Jazz Setlist, Aug. 30-Sept. 5: Go Down, Mose
Thursday, Aug. 30
"Mose Allison," I wrote about a year ago, "is exactly the kind of guy the Pixies would write one of their most joyful songs about ... Onstage, he’s clearly delighted to once again sit behind the keys, and every note sounds with grace and aplomb as he finds new ways to attack 75-year-old Sonny Boy Williamson blues and his own originals." If anything, that's even more true today than it was then; Allison ages like a fine wine. And at 84—older than those Sonny Boy Williamson songs—the jazz world has acknowledged it. Allison is one of the 2013 class for the NEA Jazz Masters, the highest honor our nation awards to jazz musicians, recognized for his nonpareil songwriting; it's the rare stuff that we can say will last long after the composer is gone.
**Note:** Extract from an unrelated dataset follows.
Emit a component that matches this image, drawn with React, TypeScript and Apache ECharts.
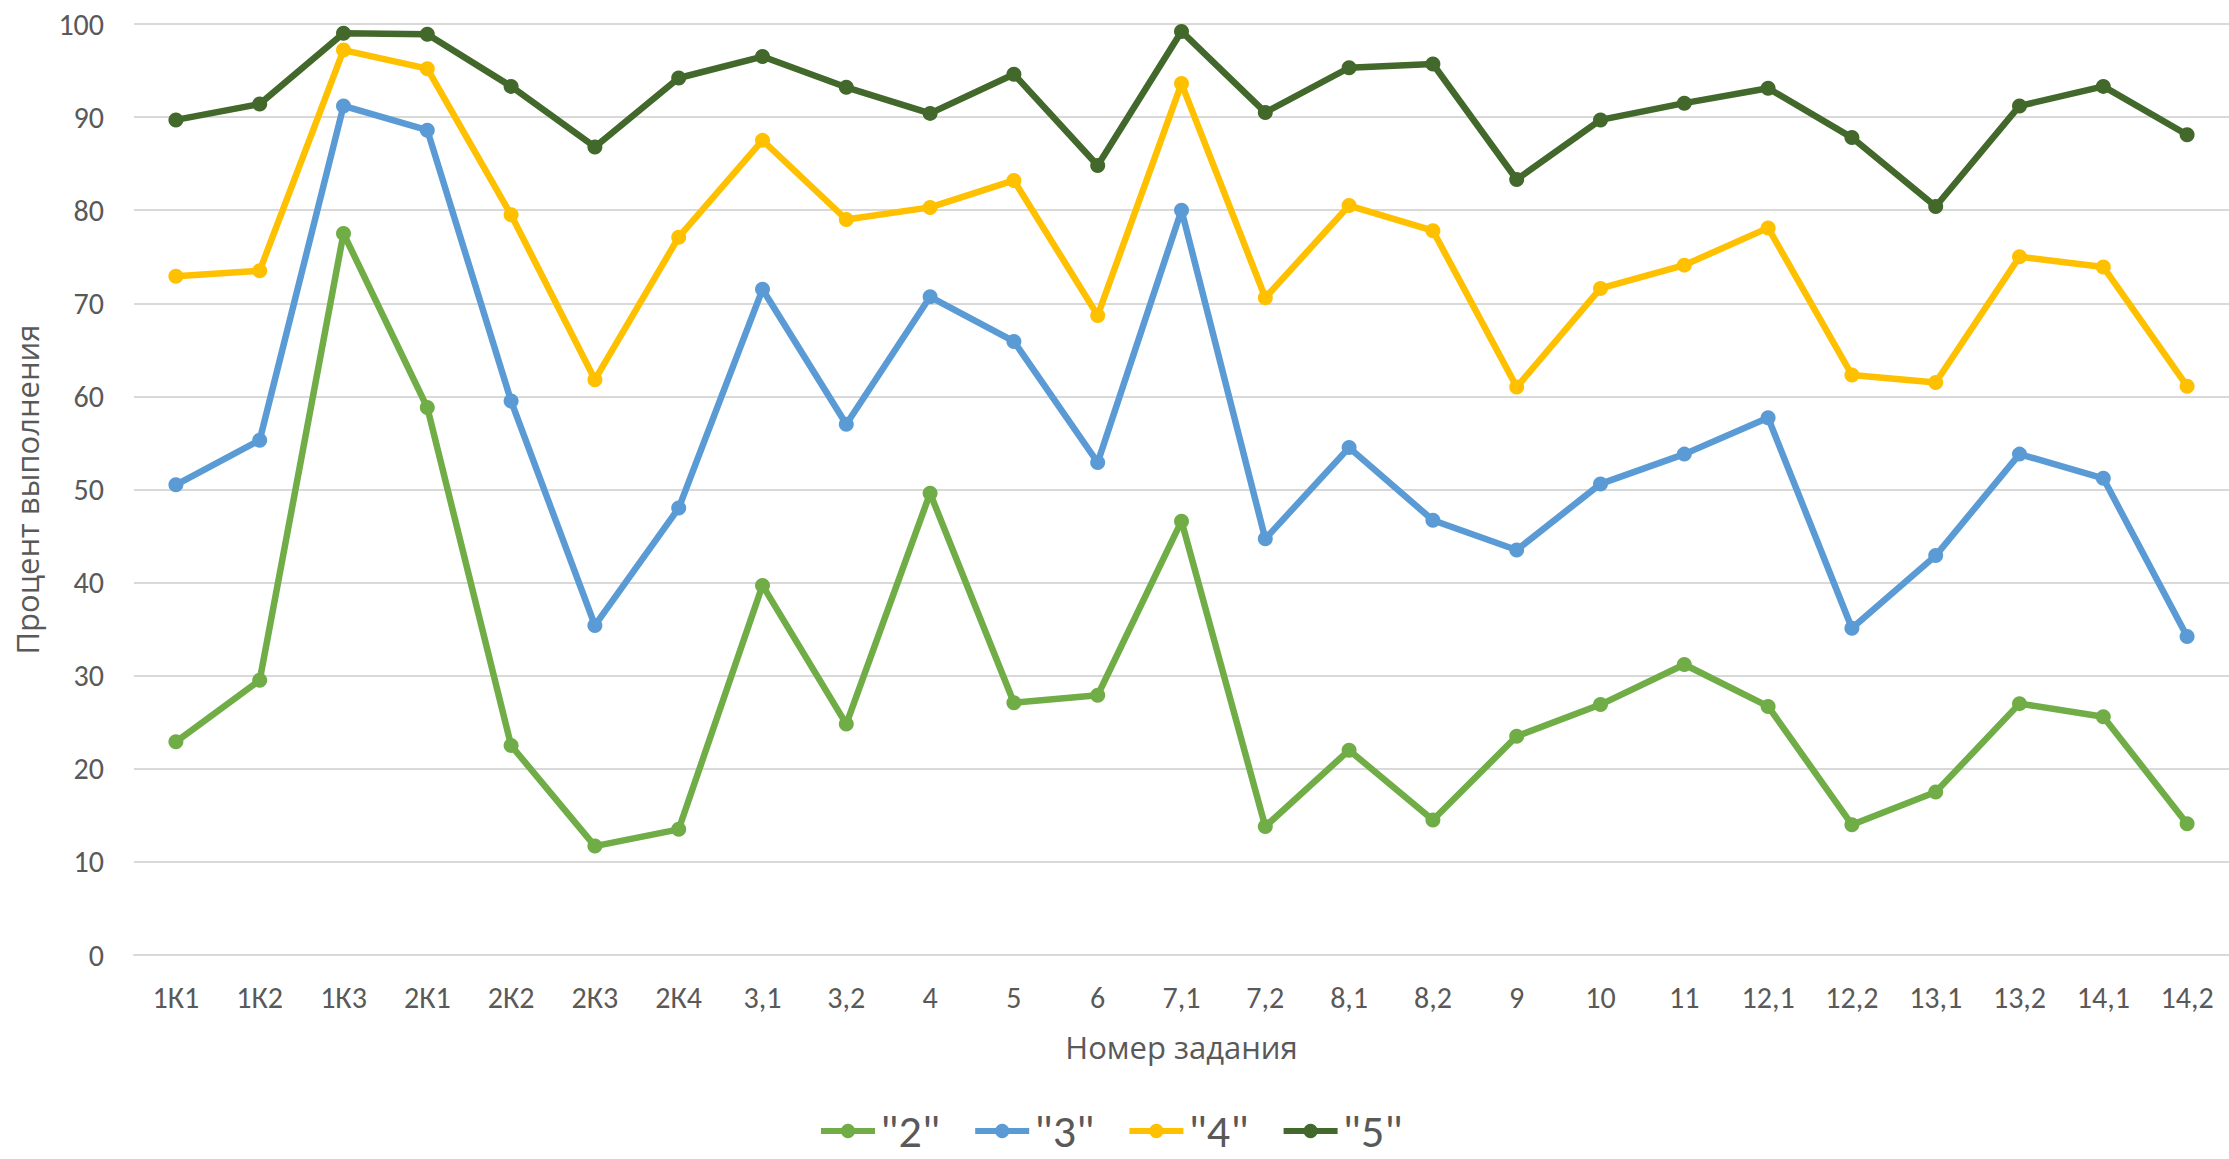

His many fans and proteges will see to it, and if you can get down to see him, you will, too. Mose Allison performs at 8 p.m. and 10 p.m. at Blues Alley, 1073 Wisconsin Ave. NW. $25.
Friday, Aug. 31
Antonio Parker is a bluesman. Not to say that he sticks to straight, classic 12-bar blues—although they're certainly a big part of his repertoire—but the alto saxophonist works their emotional rawness and slippery phrasing into evrything he plays, be it a standard or his own melodic, hard-swinging tunes. It's also present in his very tone, a hard, muscular thing that's nonetheless an inviting and often joyful presence on the bandstand. It speaks to his upbringing in Philadelphia, one of the richest source cities for the jazz tradition, but also to his refinement at Howard University's renowned jazz program that has likewise shaped a number of the District's (and the country's) finest musical voices. The latter, combined with his 15 years or so in our town, has weaved him into the ever-thickening fabric of D.C. jazz—hopefully for good. Antonio Parker performs with his quartet at 9 p.m. at HR-57, 1007 H St. NE. $15.
Sunday, Sept. 2
From Roy Clark to Ian MacKaye, the District has never had a shortage of well-known guitar players in its ranks. It has been rare, though, to find a D.C. guitarist with the rich originality of Anthony Pirog. Basing his playing on a pliant, crystalline tone that’s immediately recognizable as his own, Pirog mods and re-molds that tone into any shape he needs in a given moment. He’s half of the experimental folk duo Janel and Anthony, but also the axe man for the indie-rock outfit The Bang, and has spearheaded contemporary classical performances in the area too. Pirog’s schooling, though, is in jazz—but even there he runs the gamut from straight-ahead to fusion to free. Hence, even when fronting a trio at a jazz club, one can’t be quite sure which Anthony Pirog will take the stage. That it’ll be intriguing, though, is a guarantee. The Anthony Pirog Trio performs at 8 p.m. and 10 p.m. at Twins Jazz, 1344 U Street NW. $10.